Not every character is a person, a human person, rather. They come from different planets, speak different languages, look like someone dreamed them up. They have different customs, different beliefs, different perspectives on common situations. Ages vary, from teenagers to those who have watched the starts move through millennia.

And despite all of that, they work and live together respectfully, being considerate of each other, of each aspect of each other – customs, rituals, sacred spaces. Through this and the common daily experiences, meals, recreation, rest, they share life with each other. Maybe because they are in the outer regions of space and depend on each other to merely survive. But sharing life requires a few things – respect, patience, dignity, reciprocity, acceptance, humility, openness … It is recognizing that the life across from me is no more or less worthy of existence than I am, that that life has a story to be told and to be heard as well, that that life is also doing the best it knows how to do to make it through this moment, as am I, so why not go about it together.

In Time’s Arrow, Sam Clemens asks Counselor Troi, “I come from a time when men achieve power and wealth by standing on the backs of the poor, where prejudice and intolerance are commonplace and power is an end unto itself.
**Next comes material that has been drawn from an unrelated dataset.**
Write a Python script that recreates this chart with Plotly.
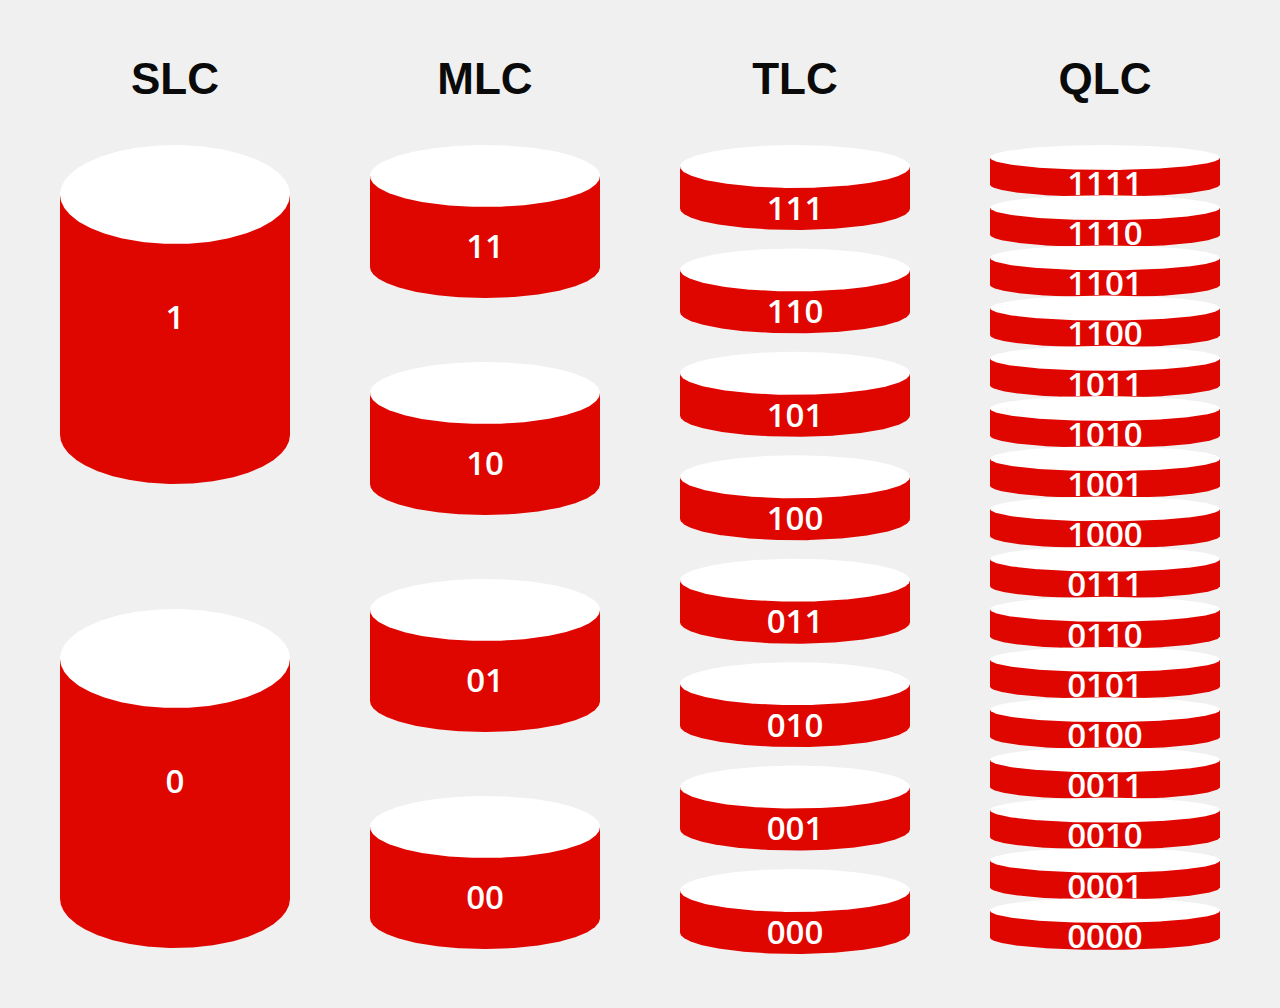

And you’re telling me that isn’t how it is anymore?”

Watching the news, hell, stepping outside today makes me wonder if those gone before who gave so much of themselves so that I could take up space and have a voice without cost to myself or those I love are restlessly turning in their graves. And I hope it doesn’t take hundreds more years for the real world to catch up to where Star Trek was. It would truly be where no society has gone before, wouldn’t it?